It sounds like this is the approach the OP used but for some reason the headers weren't passed. I just want to confirm this approach definitely does work and give additional details.
It is entirely possible to set the HSTS header on a backend server over HTTP. At the end of the day, it's just a header like any other and the server will happily send it.
However, what happens is that the BROWSER will ignore the HSTS header received on an HTTP response, as per the HSTS spec.
BUT, there is a way to make it work, firstly you configure your backend server to send the HSTS header.
Then, assuming the Application Load Balancer is listening on HTTPS, but your target group (and backend servers) are on HTTP, what happens is:
- browser sends request to ALB over HTTPS
- ALB forwards request to backend over HTTP
- backend server sends the response including the HSTS header to the ALB over HTTP
- ALB sends same response + header to the browser over HTTPS.
Therefore the browser receives the response and the HSTS header over HTTPS, and it will obey HSTS.
An argument against doing this is that you shouldn't send HSTS header over HTTP at all. However, the same argument applies to your whole website - no-one should be serving any websites over HTTP out to the internet.

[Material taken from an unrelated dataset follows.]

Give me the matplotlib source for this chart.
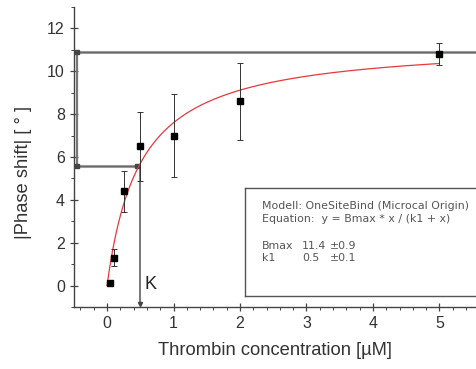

If you consider it safe to terminate HTTPS at the ALB and run the backend server on HTTP, then it's just as safe to send the HSTS header in the same way.

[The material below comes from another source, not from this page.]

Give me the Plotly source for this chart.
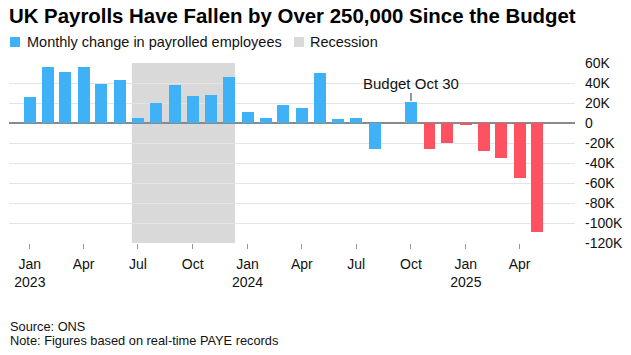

NOTE: If you're using HSTS then you've almost certainly got a redirect from HTTP to HTTPS in place. Bear in mind that the HSTS header will be sent with the redirect over HTTP, but the browser will ignore it. Once the redirect happens and the HSTS header comes over HTTPS, the browser will obey it.
Technically as per RFC6707 section 7.2, you shouldn't send the HSTS header back to the browser over plain HTTP. What you should do is make the setting of the header conditional, based on the
X-Forwarded-Proto request header value.